Andrew Lloyd Webber’s 2009 musical Love Never Dies, a sequel to The Phantom of the Opera, is set in Coney Island in 1919. The song “Coney Island Waltz” is a mournful ode to the dreamy island’s siren call:
Glistening and glimmering
Drenched in light
See it smile
Beckoning and shimmering
Like a dream
Every fantasy set free
Summer rising by the sea
During a press conference about the show, Webber remarked, “Of course, Coney Island today is nothing at all,” a statement met with outrage from Coney Island locals and New Yorkers fiercely attached to the nostalgia of their childhood beach days.
It’s true: attractions like the elaborate and joyful Mermaid Parade and the ballsy, masochistic Polar Bear Club’s New Year’s Day Swim do still bring plenty of visitors to Coney Island, as do the boardwalk and the restored amusement park rides—now awarded landmark status—in the summer. West Brighton is home to a large Eastern European Jewish community, with countless places to buy borscht and fur jackets and Russian-language newspapers. But the Elephant Colossus and Venetian gondola rides are no longer.
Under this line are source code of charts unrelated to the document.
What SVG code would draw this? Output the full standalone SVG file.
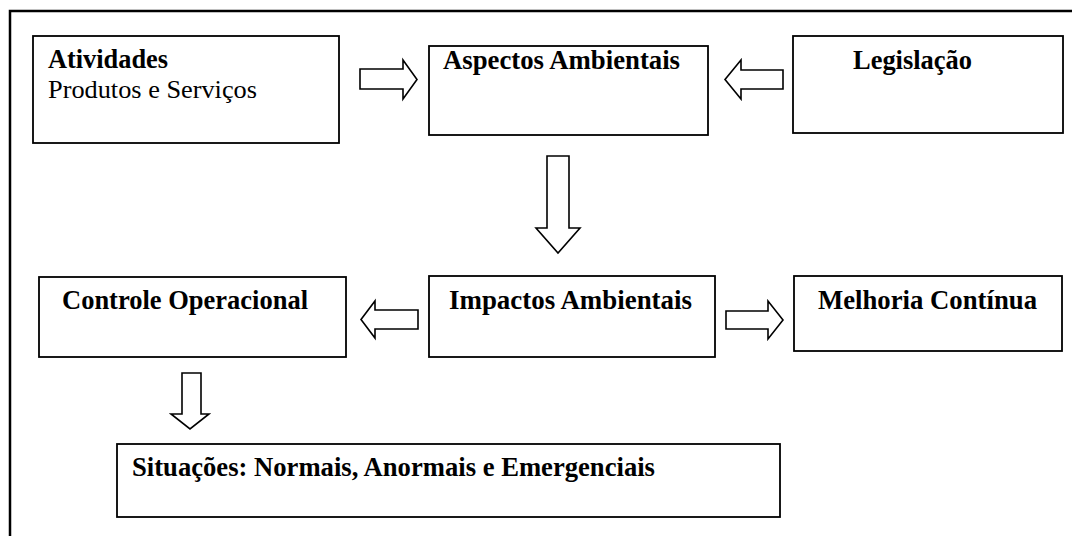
<svg xmlns="http://www.w3.org/2000/svg" width="1072" height="536" viewBox="0 0 1072 536">
  <style>
    .box { fill: #ffffff; stroke: #000000; stroke-width: 1.8; }
    .frame { fill: none; stroke: #000000; stroke-width: 2.5; }
    .arrow { fill: #ffffff; stroke: #000000; stroke-width: 1.6; stroke-linejoin: miter; }
    .t { font-family: "Liberation Serif", "Times New Roman", serif; font-size: 26px; fill: #000000; }
    .b { font-weight: bold; font-size: 28px; }
  </style>
  <rect width="1072" height="536" fill="#ffffff"/>
  <!-- outer frame, continues past the right and bottom edges -->
  <rect class="frame" x="10" y="11" width="1100" height="600"/>

  <g id="atividades">
    <rect class="box" x="33" y="36" width="306" height="107"/>
    <text class="t b" x="48" y="68" textLength="120" lengthAdjust="spacingAndGlyphs">Atividades</text>
    <text class="t" x="48" y="98" textLength="209" lengthAdjust="spacingAndGlyphs">Produtos e Serviços</text>
  </g>
  <g id="aspectos">
    <rect class="box" x="429" y="46" width="279" height="89"/>
    <text class="t b" x="443" y="69" textLength="237" lengthAdjust="spacingAndGlyphs">Aspectos Ambientais</text>
  </g>
  <g id="legislacao">
    <rect class="box" x="793" y="36" width="270" height="97"/>
    <text class="t b" x="853" y="69" textLength="119" lengthAdjust="spacingAndGlyphs">Legislação</text>
  </g>
  <g id="controle">
    <rect class="box" x="39" y="277" width="307" height="80"/>
    <text class="t b" x="62" y="309" textLength="246" lengthAdjust="spacingAndGlyphs">Controle Operacional</text>
  </g>
  <g id="impactos">
    <rect class="box" x="429" y="276" width="286" height="81"/>
    <text class="t b" x="449" y="309" textLength="243" lengthAdjust="spacingAndGlyphs">Impactos Ambientais</text>
  </g>
  <g id="melhoria">
    <rect class="box" x="794" y="276" width="268" height="75"/>
    <text class="t b" x="818" y="309" textLength="219" lengthAdjust="spacingAndGlyphs">Melhoria Contínua</text>
  </g>
  <g id="situacoes">
    <rect class="box" x="117" y="444" width="663" height="73"/>
    <text class="t b" x="132" y="476" textLength="523" lengthAdjust="spacingAndGlyphs">Situações: Normais, Anormais e Emergenciais</text>
  </g>

  <g id="connectors">
    <!-- block arrows -->
    <polygon class="arrow" points="360,69 403,69 403,60 417,79.5 403,99 403,89 360,89"/>
    <polygon class="arrow" points="783,70 741,70 741,60 725,79.5 741,99 741,89 783,89"/>
    <polygon class="arrow" points="547,156 569,156 569,228 580,228 558,253 536,228 547,228"/>
    <polygon class="arrow" points="418,310 375,310 375,301 361,319.5 375,338 375,329 418,329"/>
    <polygon class="arrow" points="726,311 768,311 768,301 783,320 768,339 768,329 726,329"/>
    <polygon class="arrow" points="182,373 201,373 201,414 209,414 190,429 171,414 182,414"/>
  </g>
</svg>
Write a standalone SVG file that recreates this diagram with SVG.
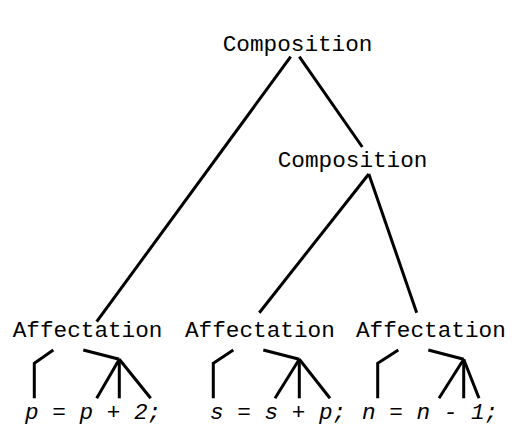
<svg xmlns="http://www.w3.org/2000/svg" width="524" height="445" viewBox="0 0 524 445">
<style>
.lbl{font-family:"Liberation Mono","Courier New",monospace;font-size:22.7px;fill:#000}
.code{font-style:italic}
.e{stroke:#000;stroke-width:3;fill:none;stroke-linejoin:miter}
</style>
<rect width="524" height="445" fill="#fff"/>
<g id="connectors">
<line class="e" x1="290.7" y1="56.7" x2="96.7" y2="321.7"/>
<line class="e" x1="299.3" y1="56.7" x2="362.3" y2="147"/>
<line class="e" x1="368.8" y1="174" x2="259.3" y2="312.7"/>
<line class="e" x1="368.8" y1="174" x2="416.7" y2="312.7"/>
<polyline class="e" points="34.3,398.3 34.3,363.3 53.3,350"/>
<polyline class="e" points="83.3,350 119.3,359.3"/>
<line class="e" x1="119.3" y1="359.3" x2="96.7" y2="398.3"/>
<line class="e" x1="119.3" y1="359.3" x2="119.3" y2="398.3"/>
<line class="e" x1="119.3" y1="359.3" x2="150.7" y2="398.3"/>
<polyline class="e" points="213.3,398.3 213.3,363.3 233.3,350"/>
<polyline class="e" points="263.3,350 299.3,359.3"/>
<line class="e" x1="299.3" y1="359.3" x2="275" y2="398.3"/>
<line class="e" x1="299.3" y1="359.3" x2="299.3" y2="398.3"/>
<line class="e" x1="299.3" y1="359.3" x2="330" y2="398.3"/>
<polyline class="e" points="377.7,398.3 377.7,363.3 398.3,350"/>
<polyline class="e" points="428.3,350 463.7,359.3"/>
<line class="e" x1="463.7" y1="359.3" x2="439" y2="398.3"/>
<line class="e" x1="463.7" y1="359.3" x2="463.7" y2="398.3"/>
<line class="e" x1="463.7" y1="359.3" x2="479" y2="398.3"/>
</g>
<g id="comp1"><text class="lbl" x="222.7" y="51">Composition</text></g>
<g id="comp2"><text class="lbl" x="277.7" y="167">Composition</text></g>
<g id="aff1"><text class="lbl" x="12.7" y="337.3">Affectation</text></g>
<g id="aff2"><text class="lbl" x="185" y="337.3">Affectation</text></g>
<g id="aff3"><text class="lbl" x="356" y="337.3">Affectation</text></g>
<g id="code1"><text class="lbl code" x="25" y="419">p = p + 2;</text></g>
<g id="code2"><text class="lbl code" x="210" y="419">s = s + p;</text></g>
<g id="code3"><text class="lbl code" x="362" y="419">n = n - 1;</text></g>
</svg>
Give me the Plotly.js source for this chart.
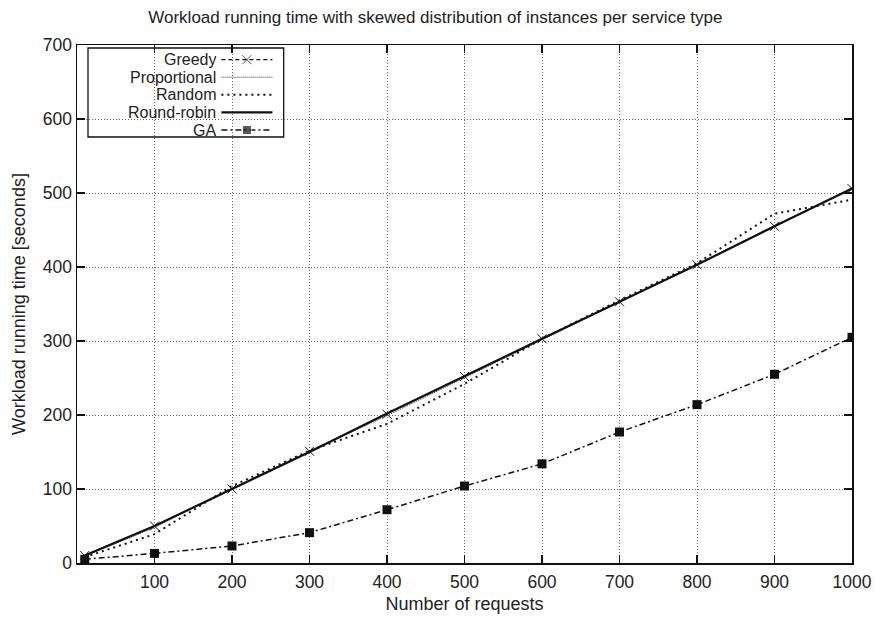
<!DOCTYPE html>
<html>
<head>
<meta charset="utf-8">
<script src="https://cdn.plot.ly/plotly-3.0.1.min.js"></script>
<style>html,body{margin:0;padding:0;background:#fff;}#chart{width:876px;height:619px;}</style>
</head>
<body>
<div id="chart"></div>
<script>
// ---- data ----
const requests = [10, 100, 200, 300, 400, 500, 600, 700, 800, 900, 1000];
const greedy      = [10, 50, 100, 151, 201, 252, 303, 353, 403, 455, 506];
const proportional= [9, 48, 101, 151, 199, 250, 302, 353, 404, 456, 505];
const randomSeries= [8, 39, 104, 152, 188, 242, 303, 355, 405, 472, 491];
const roundRobin  = [10, 50, 100, 150, 202, 253, 303, 353, 403, 455, 506];
const ga          = [5, 13, 23, 41, 72, 104, 134, 177, 214, 255, 305];
const seriesNames = ['Greedy', 'Proportional', 'Random', 'Round-robin', 'GA'];
const xTicks = [100, 200, 300, 400, 500, 600, 700, 800, 900, 1000];
const yTicks = [0, 100, 200, 300, 400, 500, 600, 700];

// ---- styles ----
const FONT = 'Liberation Sans, Arial, sans-serif';
const styles = [
  {line: {color: '#111', width: 1.2, dash: '4px,3px'}, mode: 'lines+markers',
   marker: {symbol: 'x-thin-open', size: 9, color: '#111', line: {width: 1, color: '#111'}}},
  {line: {color: '#333', width: 1, dash: '1px,1px'}, mode: 'lines'},
  {line: {color: '#111', width: 2, dash: '2px,4px'}, mode: 'lines'},
  {line: {color: '#111', width: 2.2}, mode: 'lines'},
  {line: {color: '#111', width: 1.5, dash: '6px,3px,2px,3px'}, mode: 'lines+markers',
   marker: {symbol: 'square', size: 9, color: '#111'}}
];
const values = [greedy, proportional, randomSeries, roundRobin, ga];

const traces = values.map((v, i) => Object.assign({
  x: requests, y: v, type: 'scatter', name: seriesNames[i],
  showlegend: false, hoverinfo: 'x+y'
}, JSON.parse(JSON.stringify(styles[i]))));

// ---- custom gnuplot-style legend (text right, sample on its right) ----
const legRowsY = [0.9717, 0.9378, 0.9038, 0.8698, 0.8358];
const sampleX = [0.1863, 0.2192, 0.2521];
const annotations = [];
seriesNames.forEach((n, i) => {
  const st = JSON.parse(JSON.stringify(styles[i]));
  const tr = {
    x: sampleX, y: [legRowsY[i], legRowsY[i], legRowsY[i]],
    xaxis: 'x2', yaxis: 'y2', type: 'scatter', mode: st.mode,
    line: st.line, showlegend: false, hoverinfo: 'skip'
  };
  if (st.marker) { st.marker.size = [0, st.marker.size, 0]; tr.marker = st.marker; }
  traces.push(tr);
  annotations.push({
    xref: 'paper', yref: 'paper', x: 0.1819, y: legRowsY[i],
    xanchor: 'right', yanchor: 'middle', text: n, showarrow: false,
    height: 17, valign: 'middle',
    font: {family: FONT, size: 16, color: '#222'}
  });
});

const axFont = {family: FONT, size: 17.5, color: '#222'};
const layout = {
  width: 876, height: 619,
  margin: {l: 77, r: 24, t: 45, b: 56},
  paper_bgcolor: '#fff', plot_bgcolor: '#fff',
  title: {text: 'Workload running time with skewed distribution of instances per service type',
          x: 0.497, xref: 'container', xanchor: 'center', y: 0.972, yref: 'container', yanchor: 'middle',
          font: {family: FONT, size: 17, color: '#222'}},
  xaxis: {
    range: [0, 1000], tickvals: xTicks, ticktext: xTicks.map(String),
    showline: true, linecolor: '#111', linewidth: 1.5, mirror: 'ticks',
    ticks: 'inside', ticklen: 8, tickwidth: 1.3, tickcolor: '#111',
    showgrid: true, gridcolor: '#666', griddash: '1px,2px', gridwidth: 1,
    zeroline: false, tickfont: axFont, ticklabelstandoff: 2,
    title: {text: 'Number of requests', font: {family: FONT, size: 18, color: '#222'}, standoff: 7}
  },
  yaxis: {
    range: [0, 700], tickvals: yTicks, ticktext: yTicks.map(String),
    showline: true, linecolor: '#111', linewidth: 1.5, mirror: 'ticks',
    ticks: 'inside', ticklen: 8, tickwidth: 1.3, tickcolor: '#111',
    showgrid: true, gridcolor: '#666', griddash: '1px,2px', gridwidth: 1,
    zeroline: false, tickfont: axFont,
    title: {text: 'Workload running time [seconds]', font: {family: FONT, size: 18, color: '#222'}, standoff: 12}
  },
  xaxis2: {overlaying: 'x', range: [0, 1], visible: false, fixedrange: true},
  yaxis2: {overlaying: 'y', range: [0, 1], visible: false, fixedrange: true},
  shapes: [{type: 'rect', xref: 'paper', yref: 'paper', x0: 0.0142, x1: 0.2667, y0: 0.8224, y1: 0.9942,
            line: {color: '#111', width: 1.3}, fillcolor: '#fff', layer: 'between'}],
  annotations: annotations,
  showlegend: false
};
Plotly.newPlot('chart', traces, layout, {displayModeBar: false, staticPlot: true});
</script>
</body>
</html>
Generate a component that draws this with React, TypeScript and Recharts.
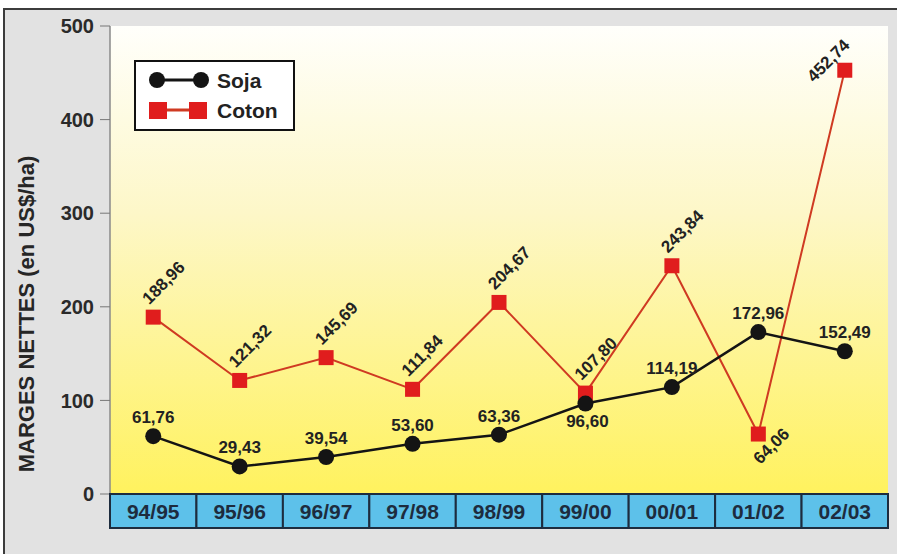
import React from 'react';
import {
  LineChart,
  Line,
  XAxis,
  YAxis,
  CartesianGrid,
  Legend,
  LabelList,
} from 'recharts';

// Campaign years and net margins (US$/ha)
const campagnes = ['94/95', '95/96', '96/97', '97/98', '98/99', '99/00', '00/01', '01/02', '02/03'];
const soja = [61.76, 29.43, 39.54, 53.6, 63.36, 96.6, 114.19, 172.96, 152.49];
const coton = [188.96, 121.32, 145.69, 111.84, 204.67, 107.8, 243.84, 64.06, 452.74];
const yTicks = [0, 100, 200, 300, 400, 500];

const data = campagnes.map((c, i) => ({ campagne: c, soja: soja[i], coton: coton[i] }));

const FONT = '"Liberation Sans", Arial, sans-serif';
const W = 897;
const H = 554;
const MARGIN = { top: 26, right: 9, bottom: 26, left: 50 };
const PLOT_W = W - MARGIN.left - MARGIN.right - 60;
const BAND = PLOT_W / campagnes.length;

const COLORS = {
  soja: '#141414',
  cotonLine: '#cf3a22',
  cotonMark: '#e01d1d',
  box: '#5dc1ea',
  boxBorder: '#1d2c3e',
  text: '#222222',
};

const fmt = (v: number) => v.toFixed(2).replace('.', ',');

// Blue category boxes under the plot
const CategoryTick = (props: any) => {
  const { x, y, payload } = props;
  return (
    <g>
      <rect
        x={x - BAND / 2}
        y={y}
        width={BAND}
        height={34}
        fill={COLORS.box}
        stroke={COLORS.boxBorder}
        strokeWidth={2}
      />
      <text
        x={x}
        y={y + 25}
        textAnchor="middle"
        fontFamily={FONT}
        fontWeight="bold"
        fontSize={21}
        fill={COLORS.boxBorder}
      >
        {payload.value}
      </text>
    </g>
  );
};

const SquareDot = (props: any) => {
  const { cx, cy, index } = props;
  if (cx == null || cy == null) return null;
  return (
    <rect
      key={`sq-${index}`}
      x={cx - 7.5}
      y={cy - 7.5}
      width={15}
      height={15}
      fill={COLORS.cotonMark}
    />
  );
};

const SojaLabel = (props: any) => {
  const { x, y, value, index } = props;
  const below = index === 5;
  return (
    <text
      x={below ? x + 2 : x}
      y={below ? y + 23 : y - 13}
      textAnchor="middle"
      fontFamily={FONT}
      fontWeight="bold"
      fontSize={17}
      fill={COLORS.text}
    >
      {fmt(value)}
    </text>
  );
};

const CotonLabel = (props: any) => {
  const { x, y, value, index } = props;
  let tx = x - 4;
  let ty = y - 12;
  let anchor = 'start';
  if (index === 7) {
    tx = x + 2;
    ty = y + 31;
  } else if (index === 8) {
    tx = x + 6;
    ty = y - 24;
    anchor = 'end';
  }
  return (
    <text
      x={tx}
      y={ty}
      transform={`rotate(-45 ${tx} ${ty})`}
      textAnchor={anchor}
      fontFamily={FONT}
      fontWeight="bold"
      fontSize={17}
      fill={COLORS.text}
    >
      {fmt(value)}
    </text>
  );
};

const LegendBox = () => (
  <div
    style={{
      width: 157,
      height: 67,
      border: '2px solid #111',
      background: '#fff',
    }}
  >
    <svg width={157} height={67}>
      <line x1={21} y1={18} x2={65} y2={18} stroke={COLORS.soja} strokeWidth={3} />
      <circle cx={21} cy={18} r={8} fill={COLORS.soja} />
      <circle cx={65} cy={18} r={8} fill={COLORS.soja} />
      <text x={81} y={26} fontFamily={FONT} fontWeight="bold" fontSize={21} fill={COLORS.text}>
        Soja
      </text>
      <line x1={22} y1={48} x2={64} y2={48} stroke={COLORS.cotonLine} strokeWidth={3} />
      <rect x={13} y={40} width={18} height={17} fill={COLORS.cotonMark} />
      <rect x={53} y={40} width={18} height={17} fill={COLORS.cotonMark} />
      <text x={81} y={56} fontFamily={FONT} fontWeight="bold" fontSize={21} fill={COLORS.text}>
        Coton
      </text>
    </svg>
  </div>
);

const YLabel = () => (
  <text
    x={34}
    y={314}
    transform="rotate(-90 34 314)"
    textAnchor="middle"
    fontFamily={FONT}
    fontWeight="bold"
    fontSize={22}
    fill="#262626"
  >
    MARGES NETTES (en US$/ha)
  </text>
);

export default function App() {
  return (
    <div
      style={{
        position: 'absolute',
        left: 0,
        top: 0,
        width: W,
        height: H,
        background: '#fff',
        overflow: 'hidden',
      }}
    >
      <div
        style={{
          position: 'absolute',
          left: 3,
          top: 8,
          width: W + 20,
          height: H + 20,
          background: '#e2e2e2',
          borderTop: '2px solid #3c3c3c',
          borderLeft: '2px solid #3c3c3c',
        }}
      />
      <div style={{ position: 'absolute', left: 0, top: 0 }}>
        <LineChart width={W} height={H} data={data} margin={MARGIN}>
          <defs>
            <linearGradient id="plotBg" x1="0" y1="0" x2="0" y2="1">
              <stop offset="0%" stopColor="#fffffb" />
              <stop offset="40%" stopColor="#fdf7c8" />
              <stop offset="100%" stopColor="#fff25e" />
            </linearGradient>
          </defs>
          <CartesianGrid
            horizontal={false}
            vertical={false}
            fill="url(#plotBg)"
            fillOpacity={1}
          />
          <XAxis
            dataKey="campagne"
            height={34}
            axisLine={false}
            tickLine={false}
            tickSize={0}
            tickMargin={0}
            interval={0}
            padding={{ left: BAND / 2, right: BAND / 2 }}
            tick={<CategoryTick />}
          />
          <XAxis
            xAxisId="top"
            orientation="top"
            dataKey="campagne"
            height={0}
            tick={false}
            tickLine={false}
            axisLine={{ stroke: '#9a9a9a', strokeWidth: 1.5 }}
          />
          <YAxis
            width={60}
            domain={[0, 500]}
            ticks={yTicks}
            tickSize={10}
            tickMargin={6}
            axisLine={{ stroke: '#8a8a8a', strokeWidth: 1.5 }}
            tickLine={{ stroke: '#777' }}
            tick={{ fontFamily: FONT, fontWeight: 'bold', fontSize: 20, fill: '#2a2a2a' }}
            label={<YLabel />}
          />
          <YAxis
            yAxisId="right"
            orientation="right"
            width={0}
            domain={[0, 500]}
            tick={false}
            tickLine={false}
            axisLine={{ stroke: '#9a9a9a', strokeWidth: 1.5 }}
          />
          <Legend
            layout="vertical"
            align="center"
            verticalAlign="middle"
            wrapperStyle={{ top: 60, left: 134, width: 161, height: 71 }}
            content={<LegendBox />}
          />
          <Line
            type="linear"
            dataKey="coton"
            stroke={COLORS.cotonLine}
            strokeWidth={2}
            dot={SquareDot}
            activeDot={false}
            isAnimationActive={false}
          >
            <LabelList dataKey="coton" content={<CotonLabel />} />
          </Line>
          <Line
            type="linear"
            dataKey="soja"
            stroke={COLORS.soja}
            strokeWidth={2.5}
            dot={{ r: 8, fill: COLORS.soja, stroke: 'none' }}
            activeDot={false}
            isAnimationActive={false}
          >
            <LabelList dataKey="soja" content={<SojaLabel />} />
          </Line>
        </LineChart>
      </div>
    </div>
  );
}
On a weekday morning a few weeks ago, I took a vacation day off from my new job and headed out to Coney Island again. This time I had to take the subway; the wind chill had brought the temperature into the low teens, and the streets were iced over from the blizzard the day before. The subway was largely empty, other than the puddles of dirty water that had run off from people’s boots and a few scattered newspapers glued to the floor. When the train emerges from underground on this route, the scenic view is mostly one of school bus parking lots, storage facilities, and more construction sites than you would think possible. There’s one massive cemetery with graves in perfectly ordered rows that seem to go on forever.
Seeing the Coney Island boardwalk in the winter feels almost embarrassing, as though you’re glimpsing it in a moment meant to be private. The signs for THUNDERBOLT and THE TICKLER and SEASIDE SWING and NATHAN’S HOT DOGS are as garish as ever, but without any customers and against the gloomy backdrop of any beach in winter—the sea a dismal grey, the sand a mousy brown—they look silly and out of place. Every few minutes, I would see a single person walking quickly, as if to get off the boardwalk as soon as possible. They all had wrapped their scarves up around their faces and pulled their fur-lined hoods over their heads. In front of a sign saying “Coney Island Beach” stood a lonely plastic palm tree, undeterred by the snow and ice.
In the off-season the rides don’t run. But the F-train, I noticed, is in some ways a curious mirror image of the nearby Thunderbolt roller coaster. From Neptune Ave you can see both of them, the subway on the right, the roller coaster on the left—both massive, curving structures upon which metal cars carry people along the same route, over and over again. The sound the cars make on the wooden tracks is similar, thTHUMP, thTHUMP, and if you close your eyes the arriving Manhattan-bound F train almost sounds like the Thunderbolt, only without the passengers’ screams.
Unlike so many, I never visited Coney Island as a child. I’d never even heard of it until my later teenage years, so any sense of nostalgia I have for it is entirely self-created. Maybe it’s just the feeling of the end of the subway line. But somehow for me it ‘s something more—a reminder that there are ways of living outside the routine of boarding a train and sitting in a cubicle and boarding the same train back home.